Additionally, laser printers often produce prints at a faster rate, enhancing overall office efficiency.


Ensuring Certified Disposal

Proper disposal of outdated IT equipment is crucial to prevent data breaches and environmental harm. When retiring old machines, businesses should insist on a certificate of destruction from certified e-waste recycling facilities.

This ensures that sensitive data stored on devices is securely erased, meeting privacy compliance standards. Some organisations offer a data wiping service, whilst others will do a complete physical destruction of the device, but in either case certification should be obtained.

By partnering with reputable e-waste recycling providers, companies contribute to responsible electronic waste management, preventing hazardous materials from entering landfills and promoting the recycling of valuable resources.

Before choosing an e-waste disposal company, it’s essential to check their certifications, compliance with environmental regulations, and reviews from other businesses that have used their services.

Certifications should include:


Waste Electrical and Electronic Equipment (WEEE) Regulations Compliance

In the UK, companies involved in the disposal and recycling of electronic waste must comply with the WEEE Regulations. This framework outlines responsibilities for producers, distributors, and waste management facilities, ensuring the proper collection, treatment, recycling, and disposal of electrical and electronic equipment.


ISO 14001: Environmental Management System (EMS)

ISO 14001 is a globally recognised standard for environmental management systems. Many e-waste disposal companies in the UK seek ISO 14001 certification to demonstrate their commitment to minimising the environmental impact of their operations.


Environmental Agency Waste Carrier Registration

Waste carriers in the UK, including those involved in transporting electronic waste, are required to register with the Environment Agency. This registration ensures that waste carriers comply with legal requirements and environmental standards.


Recycling Association Membership

Membership in the Recycling Association or other relevant industry associations in the UK can be an indicator of a company’s commitment to ethical and responsible e-waste recycling practices.

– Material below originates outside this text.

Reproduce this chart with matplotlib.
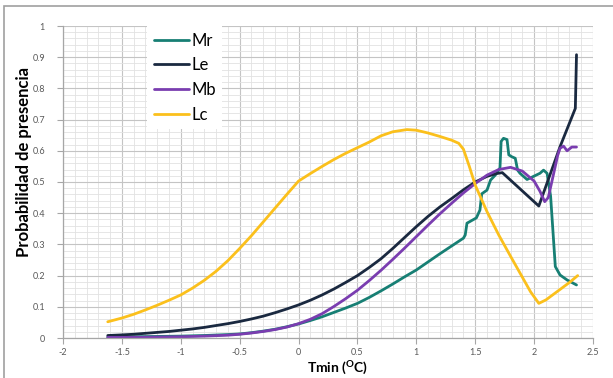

Approved Authorised Treatment Facility (AATF) Status

An AATF is a facility authorised by the Environment Agency to treat electrical and electronic waste. Businesses seeking e-waste disposal services in the UK may prioritise working with AATFs to ensure compliance with regulatory standards.


Refurbishing for Bulk Buyback

Some companies specialise in refurbishing old IT equipment for bulk buyback. By participating in such programs, businesses can recover some of their investment while contributing to the circular economy.

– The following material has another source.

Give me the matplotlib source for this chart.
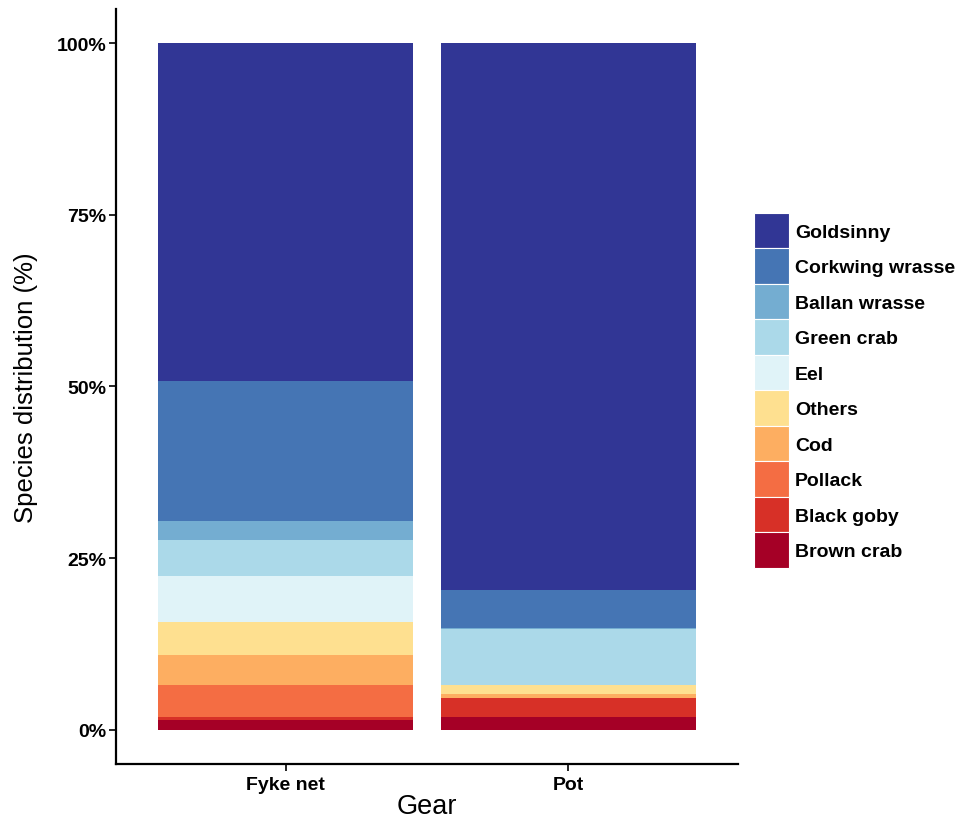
"""Species distribution by gear type (stacked 100% bars)."""

import matplotlib
matplotlib.use("Agg")
import matplotlib.pyplot as plt
from matplotlib.patches import Patch
from matplotlib.ticker import FuncFormatter
import numpy as np

plt.rcParams.update({
    "font.family": ["Liberation Sans", "DejaVu Sans"],
    "font.size": 12,
    "font.weight": "bold",
    "axes.labelweight": "normal",
})

GEARS = ["Fyke net", "Pot"]

# stacking order, bottom -> top
SPECIES = ["Brown crab", "Black goby", "Pollack", "Cod", "Others",
           "Eel", "Green crab", "Ballan wrasse", "Corkwing wrasse", "Goldsinny"]

# percentages per gear (Fyke net, Pot)
BROWN_CRAB = [1.4, 1.9]
BLACK_GOBY = [0.5, 2.7]
POLLACK = [4.65, 0.0]
COD = [4.35, 0.6]
OTHERS = [4.75, 1.3]
EEL = [6.7, 0.0]
GREEN_CRAB = [5.2, 8.1]
BALLAN_WRASSE = [2.9, 0.2]
CORKWING_WRASSE = [20.4, 5.6]
GOLDSINNY = [49.15, 79.6]

COLORS = ["#a50026", "#d73027", "#f46d43", "#fdae61", "#fee090",
          "#e0f3f8", "#abd9e9", "#74add1", "#4575b4", "#313695"]

VALUES = [BROWN_CRAB, BLACK_GOBY, POLLACK, COD, OTHERS,
          EEL, GREEN_CRAB, BALLAN_WRASSE, CORKWING_WRASSE, GOLDSINNY]


def main():
    fig = plt.figure(figsize=(9.69, 8.29), dpi=100)
    ax = fig.add_axes([116 / 969, 1 - 765 / 829, (738 - 116) / 969, (765 - 9.7) / 829])

    data = np.array(VALUES, dtype=float)
    data = data / data.sum(axis=0)
    x = np.arange(1, len(GEARS) + 1)
    bottom = np.zeros(len(GEARS))
    for name, vals, col in zip(SPECIES, data, COLORS):
        ax.bar(x, vals, bottom=bottom, width=0.9, color=col, linewidth=0, label=name)
        bottom += vals

    ax.set_xlim(0.4, 2.6)
    ax.set_ylim(-0.05, 1.05)
    ax.set_yticks([0, 0.25, 0.5, 0.75, 1.0])
    ax.yaxis.set_major_formatter(FuncFormatter(lambda v, p: f"{v * 100:.0f}%"))
    ax.set_xticks(x)
    ax.set_xticklabels(GEARS)

    for side in ("top", "right"):
        ax.spines[side].set_visible(False)
    for side in ("left", "bottom"):
        ax.spines[side].set_linewidth(1.6)
    ax.tick_params(axis="both", length=5, width=1.2, labelsize=14, colors="black")
    ax.tick_params(axis="y", pad=2)

    ax.set_xlabel("Gear", fontsize=19.5, labelpad=0)
    ax.set_ylabel("Species distribution (%)", fontsize=18.5)
    ax.yaxis.set_label_coords(-0.125, 0.5)

    handles = [Patch(facecolor=c, edgecolor="white", linewidth=0.8, label=s)
               for s, c in zip(SPECIES, COLORS)][::-1]
    fig.legend(handles=handles, loc="upper left",
               bbox_to_anchor=(754 / 969, 1 - 214 / 829),
               frameon=False, fontsize=14, handlelength=1.8, handleheight=2.43,
               labelspacing=0.0, handletextpad=0.3, borderpad=0, borderaxespad=0)

    fig.savefig("out.png", dpi=100, facecolor="white")
    plt.close(fig)


if __name__ == "__main__":
    main()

Refurbished equipment that meets certain performance standards can be resold, extending its useful life and reducing the demand for new manufacturing.

This approach not only helps to minimise electronic waste, but also allows companies to recoup some of the initial investment in their IT assets, making it a financially sustainable practice.


Donating to Charities

Donating outdated but still functional IT equipment to charities is a socially responsible and sustainable way to manage electronic waste.

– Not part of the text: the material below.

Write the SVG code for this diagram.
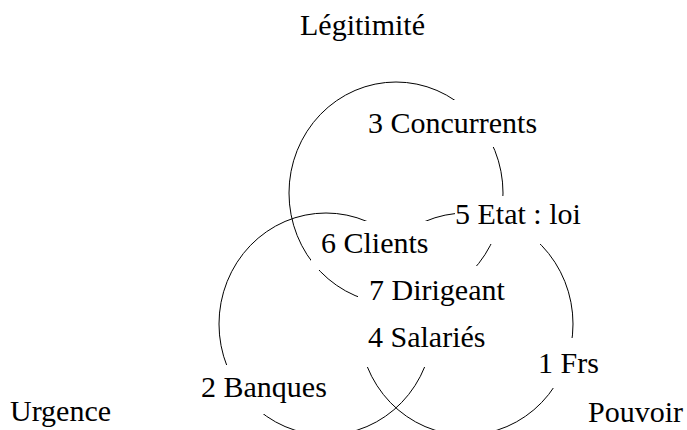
<svg xmlns="http://www.w3.org/2000/svg" width="687" height="430" viewBox="0 0 687 430">
  <style>
    .set { fill: none; stroke: #000; stroke-width: 1; }
    .bg { fill: #fff; stroke: none; }
    .lbl { font-family: "Liberation Serif", "Times New Roman", "DejaVu Serif", serif; font-size: 30px; fill: #000; }
  </style>
  <rect x="0" y="0" width="687" height="430" fill="#fff"/>
  <g id="sets">
    <ellipse id="set-legitimite" class="set" cx="396" cy="193" rx="107" ry="111"/>
    <ellipse id="set-urgence" class="set" cx="326" cy="324" rx="107" ry="111"/>
    <ellipse id="set-pouvoir" class="set" cx="466" cy="324" rx="107" ry="111"/>
  </g>
  <g id="connectors"></g>
  <g id="title-legitimite"><text class="lbl" x="300" y="35">Légitimité</text></g>
  <g id="title-urgence"><text class="lbl" x="10" y="421">Urgence</text></g>
  <g id="title-pouvoir"><text class="lbl" x="588" y="422">Pouvoir</text></g>
  <g id="node-3"><rect class="bg" x="358" y="100" width="192" height="47"/><text class="lbl" x="368" y="133">3 Concurrents</text></g>
  <g id="node-5"><rect class="bg" x="455" y="196" width="132" height="48"/><text class="lbl" x="455" y="224">5 Etat : loi</text></g>
  <g id="node-6"><rect class="bg" x="311" y="221" width="127" height="49"/><text class="lbl" x="321" y="253">6 Clients</text></g>
  <g id="node-7"><rect class="bg" x="358" y="266" width="157" height="50"/><text class="lbl" x="369" y="300">7 Dirigeant</text></g>
  <g id="node-4"><rect class="bg" x="358" y="316" width="137" height="51"/><text class="lbl" x="368" y="347">4 Salariés</text></g>
  <g id="node-1"><rect class="bg" x="528" y="338" width="80" height="50"/><text class="lbl" x="538" y="373">1 Frs</text></g>
  <g id="node-2"><rect class="bg" x="190" y="365" width="147" height="49"/><text class="lbl" x="201" y="397">2 Banques</text></g>
</svg>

Whilst many non-profit organisations, schools and community centres can benefit from receiving donated computers, laptops, and other devices. Some organisations now specialise in supplying IT equipment to charities and non-profits, they can take seemingly outdated and unsuable equipment and repurpose it, they also harvest usable parts from equipment to build functioning machines, further reducing waste.

Before donating, it’s essential to ensure that the equipment is in good working condition, that all sensitive information has been removed and that the equipment has been reset to factory settings, allowing the new user to set it up as they need.

Additionally, organisations can collaborate with charities to provide necessary technical support, ensuring that the donated devices serve their intended purpose.

Creating a sustainable strategy for managing IT equipment lifecycles may seem like a real challenge, but by considering and implementing the above strategies we believe your business will both enjoy internal value and benefit, and offer the same to external organisations.